Linden Lab should produce economic statistics again like before. Useful information about the in world economy and data that respects the privacy of residents.
Also the grid survey bot doesn't need to teleport around anymore for its stats.
Posted by: The concerned resident | Tuesday, January 31, 2023 at 03:59 PM
its just bots collecting info thats basically public . i think its really cool to know what attachments and bodies are popular since those stats are so hard to find otherwise
Posted by: chesse | Tuesday, January 31, 2023 at 09:41 PM
I'm a cartoon character in a server-based wireframe application connected to a database. Everything about me in this software program is a fantasy except for my money and human emotions. No bot collecting data can touch my money or feel my human emotions. So, your bots, you data collectors, you can have anything else that you can harvest. Because it is not my data, it is my cartoon characters’ data which is worthless and meaningless.
Posted by: Luther Weymann | Wednesday, February 01, 2023 at 07:13 AM
Luther Weymann, that's very shortsighted. User activity and what they do inworld (where, when, what, with who) is definitively user-data.
Lots of polarized comments under these articles, pitchfork or it's all fine, only a few tried to look at the whole picture to get a less biased view (like Tyche). Welcome to the Internet.

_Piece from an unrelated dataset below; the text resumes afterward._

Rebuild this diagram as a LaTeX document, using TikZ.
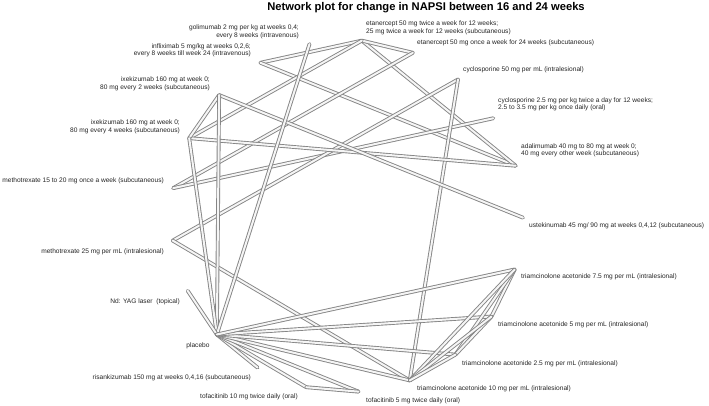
\documentclass[tikz,border=0pt]{standalone}
\usepackage{fontspec}
\setmainfont{Liberation Sans}
\usetikzlibrary{calc}
\newcommand\lblfont{\fontsize{6.6}{7.5}\selectfont}
\newcommand\ttlfont{\fontsize{11.2}{13}\selectfont\bfseries}
\begin{document}
\begin{tikzpicture}[x=1pt,y=1pt,
  edge/.style={draw=black!48, line width=0.9pt, double=black!4, double distance=2pt, line cap=round},
  lbl/.style={inner sep=0pt, font=\lblfont, text=black!85},
  lblL/.style={lbl, anchor=east, align=right},
  lblR/.style={lbl, anchor=west, align=left}]
\useasboundingbox (0,0) rectangle (709,405);
\fill[white] (0,0) rectangle (709,405);

% treatments placed on a circle, in alphabetical order
\coordinate (ctr) at (347,189);
\coordinate (A)   at ($(ctr)+(16.6:176)$);
\coordinate (CO)  at ($(ctr)+(33.74:176)$);
\coordinate (C50) at ($(ctr)+(50.89:176)$);
\coordinate (E1)  at ($(ctr)+(68.03:176)$);
\coordinate (E2)  at ($(ctr)+(85.17:176)$);
\coordinate (G)   at ($(ctr)+(102.31:176)$);
\coordinate (IF)  at ($(ctr)+(119.46:176)$);
\coordinate (I2)  at ($(ctr)+(136.6:176)$);
\coordinate (I4)  at ($(ctr)+(153.74:176)$);
\coordinate (MS)  at ($(ctr)+(170.89:176)$);
\coordinate (MI)  at ($(ctr)+(188.03:176)$);
\coordinate (N)   at ($(ctr)+(205.17:176)$);
\coordinate (P)   at ($(ctr)+(222.31:176)$);
\coordinate (R)   at ($(ctr)+(239.46:176)$);
\coordinate (F10) at ($(ctr)+(256.6:176)$);
\coordinate (F5)  at ($(ctr)+(273.74:176)$);
\coordinate (T10) at ($(ctr)+(290.89:176)$);
\coordinate (T25) at ($(ctr)+(308.03:176)$);
\coordinate (T5)  at ($(ctr)+(325.17:176)$);
\coordinate (T75) at ($(ctr)+(342.31:176)$);
\coordinate (U)   at ($(ctr)+(359.46:176)$);

% direct comparisons
\draw[edge] (IF) -- (E2);
\draw[edge] (IF) -- (A);
\draw[edge] (E2) -- (A);
\draw[edge] (E2) -- (E1);
\draw[edge] (E2) -- (I4);
\draw[edge] (E1) -- (MS);
\draw[edge] (MS) -- (CO);
\draw[edge] (MI) -- (C50);
\draw[edge] (MI) -- (T10);
\draw[edge] (C50) -- (T10);
\draw[edge] (I4) -- (A);
\draw[edge] (I4) -- (I2);
\draw[edge] (I2) -- (U);
\draw[edge] (I2) -- (P);
\draw[edge] (I4) -- (P);
\draw[edge] (G) -- (P);
\draw[edge] (N) -- (P);
\draw[edge] (R) -- (P);
\draw[edge] (F10) -- (P);
\draw[edge] (F5) -- (P);
\draw[edge] (F10) -- (F5);
\draw[edge] (T10) -- (P);
\draw[edge] (T25) -- (P);
\draw[edge] (T5) -- (P);
\draw[edge] (T75) -- (P);
\draw[edge] (T75) -- (T5);
\draw[edge] (T75) -- (T25);
\draw[edge] (T75) -- (T10);
\draw[edge] (T5) -- (T25);
\draw[edge] (T5) -- (T10);
\draw[edge] (T25) -- (T10);

% title
\node[inner sep=0pt, font=\ttlfont] (title) at (426,397) {Network plot for change in NAPSI between 16 and 24 weeks};

% treatment labels
\node[lblL] (lG)   at (299,373) {golimumab 2 mg per kg at weeks 0,4;\\every 8 weeks (intravenous)};
\node[lblL] (lIF)  at (251,354.5) {infliximab 5 mg/kg at weeks 0,2,6;\\every 8 weeks till week 24 (intravenous)};
\node[lblL] (lI2)  at (210,321) {ixekizumab 160 mg at week 0;\\80 mg every 2 weeks (subcutaneous)};
\node[lblL] (lI4)  at (180,278) {ixekizumab 160 mg at week 0;\\80 mg every 4 weeks (subcutaneous)};
\node[lblL] (lMS)  at (164,224) {methotrexate 15 to 20 mg once a week (subcutaneous)};
\node[lblL] (lMI)  at (164,153) {methotrexate 25 mg per mL (intralesional)};
\node[lblL] (lN)   at (180,103) {Nd: YAG laser\ \ (topical)};
\node[lbl]  (lP)   at (198,59) {placebo};
\node[lblL] (lR)   at (251,27) {risankizumab 150 mg at weeks 0,4,16 (subcutaneous)};
\node[lblR] (lF10) at (200,8) {tofacitinib 10 mg twice daily (oral)};
\node[lblR] (lF5)  at (366,4) {tofacitinib 5 mg twice daily (oral)};
\node[lblR] (lT10) at (417,16) {triamcinolone acetonide 10 mg per mL (intralesional)};
\node[lblR] (lT25) at (462,41) {triamcinolone acetonide 2.5 mg per mL (intralesional)};
\node[lblR] (lT5)  at (498,80) {triamcinolone acetonide 5 mg per mL (intralesional)};
\node[lblR] (lT75) at (521,128) {triamcinolone acetonide 7.5 mg per mL (intralesional)};
\node[lblR] (lU)   at (529,179) {ustekinumab 45 mg/ 90 mg at weeks 0,4,12 (subcutaneous)};
\node[lblR] (lA)   at (521,254.5) {adalimumab 40 mg to 80 mg at week 0;\\40 mg every other week (subcutaneous)};
\node[lblR] (lCO)  at (498,300.5) {cyclosporine 2.5 mg per kg twice a day for 12 weeks;\\2.5 to 3.5 mg per kg once daily (oral)};
\node[lblR] (lC50) at (463,335) {cyclosporine 50 mg per mL (intralesional)};
\node[lblR] (lE1)  at (417,362) {etanercept 50 mg once a week for 24 weeks (subcutaneous)};
\node[lblR] (lE2)  at (366,377) {etanercept 50 mg twice a week for 12 weeks;\\25 mg twice a week for 12 weeks (subcutaneous)};
\end{tikzpicture}
\end{document}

Posted by: redacted | Wednesday, February 01, 2023 at 06:17 PM
Now I know I'm shortsighted and not allowed to have an opinion that does not suit Redacted. Where would my life be without Redacted telling me off and welcoming me to the internet after nearly 40 years of using it?
Posted by: Luther Weymann | Friday, February 03, 2023 at 04:18 AM
My lack of long-term thinking has made it clear that I am not welcome to express any views that do not align with Redacted's. What would I do if, after over 40 years of using the internet, Redacted scolded me and welcomed me?